The second of two private tours today, with visitors from India. Having done so well with our target list on the first tour on 14th, we were left with some specific things to look for today and we were aiming to get some more photographs of the commoner species.
We started in the car park at Titchwell RSPB, a little later than planned due to delays in transit. There had already been lots of birds around the berry and fruit bushes before cars began to arrive, but once we had met up we still managed to find a good variety – lots of warblers, including several Lesser Whitethroats, Common Whitethroats and lots of Blackcaps. The usual selection of tits, and finches including Chaffinch, Greenfinch and Bullfinch. Several pairs of Woodpigeon were displaying and collecting nest material – providing great photo opportunities – as did the resident tame Robins.
From there, we headed on to Holme Dunes, to look for Linnets, a particular target for the day. We had no trouble finding them, but they were reluctant to sit still in the very blustery westerly wind, although we eventually managed to get some reasonable shots of them. The Meadow Pipits were similarly camera shy. A couple of Yellow Wagtails flew over calling. The pair of Turtle Doves we flushed in the dunes, a personal favourite, proved less of a draw.
We also explored the farmland up behind Titchwell, looking for some of the typical birds of the area. We managed to find several Yellowhammers, but the wind was still not helping us. However, we flushed some birds which had been drinking at a roadside puddle, so we decided to stake it out from the car and see what might come down. A selection of finches provided great material for the camera, but the undoubted highlight was a Grey Partridge which came out of the hedge and spent several minutes drinking right in front of us.
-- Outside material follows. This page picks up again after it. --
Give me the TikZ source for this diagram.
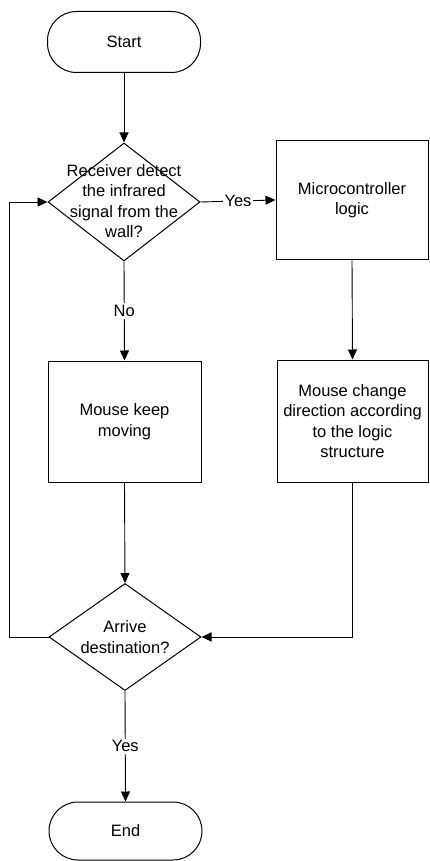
\documentclass[tikz,border=0pt]{standalone}
\usepackage{fontspec}
\setmainfont{Liberation Sans}
\usetikzlibrary{shapes.geometric,arrows.meta}
\begin{document}
\begin{tikzpicture}[x=1pt,y=-1pt,
  every node/.style={font=\fontsize{16.5}{20.5}\selectfont, align=center},
  term/.style={draw, line width=1pt, rectangle, rounded corners=29pt, inner sep=0pt},
  procbox/.style={draw, line width=1pt, rectangle, inner sep=0pt},
  decision/.style={draw, line width=1pt, diamond, inner sep=0pt},
  lbl/.style={fill=white, inner sep=2pt},
  flow/.style={line width=0.9pt, -{Triangle[length=10pt,width=9pt]}},
  link/.style={line width=0.9pt}]
\useasboundingbox (0,0) rectangle (429,861);

% terminators
\node[term, minimum width=153pt, minimum height=61pt] (start) at (124,42) {Start};
\node[term, minimum width=153pt, minimum height=58pt] (stop) at (125.5,831) {End};

% decisions (shape and text kept apart so the text may run past the edges)
\node[decision, minimum width=152pt, minimum height=118pt] (d1) at (124,202) {};
\node (d1t) at (124,201) {Receiver detect\\the infrared\\signal from the\\wall?};
\node[decision, minimum width=152pt, minimum height=107pt] (d2) at (125,637) {};
\node (d2t) at (125,637) {Arrive\\destination?};

% process boxes
\node[procbox, minimum width=152pt, minimum height=118pt] (mc) at (352,200) {Microcontroller\\logic};
\node[procbox, minimum width=153pt, minimum height=121pt] (mk) at (124.5,421.5) {Mouse keep\\moving};
\node[procbox, minimum width=151pt, minimum height=122pt] (mcd) at (352.5,421) {Mouse change\\direction according\\to the logic\\structure};

% connectors
\draw[flow] (start.south) -- (d1.north);
\draw[flow] (d1.east) -- node[lbl] {Yes} (mc.west);
\draw[flow] (d1.south) -- node[lbl, pos=0.5] {No} (mk.north);
\draw[flow] (mc.south) -- (mcd.north);
\draw[flow] (mk.south) -- (d2.north);
\draw[flow] (mcd.south) |- (d2.east);
\draw[flow] (d2.west) -- ([xshift=-39pt]d2.west) |- (d1.west);
\draw[flow] (d2.south) -- node[lbl, pos=0.5] {Yes} (stop.north);
\end{tikzpicture}
\end{document}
After lunch, the afternoon was spent at Titchwell. Two Red-crested Pochard were on the reedbed pool on the way out. At least 12 Spoonbills were (mostly) sleeping out on the freshmarsh, along with a good selection of waders – loads of Avocets still, several Little Ringed & Ringed Plovers, Lapwing, a single red Knot, a small group of Dunlin, lots of Ruff including lots of juveniles, both Black-tailed & Bar-tailed Godwits, Curlew, 15 Spotted Redshank and lots of Common Redshank, and a couple of Turnstone still in their breeding finery. As well as more of several of the above, a stunning summer-plumaged Grey Plover was out on the Volunteer Marsh. Out on the sea, a single drake Common Scoter was braving the surf, but the sand-blasting from the wind proved too much to bear, so we headed back for shelter.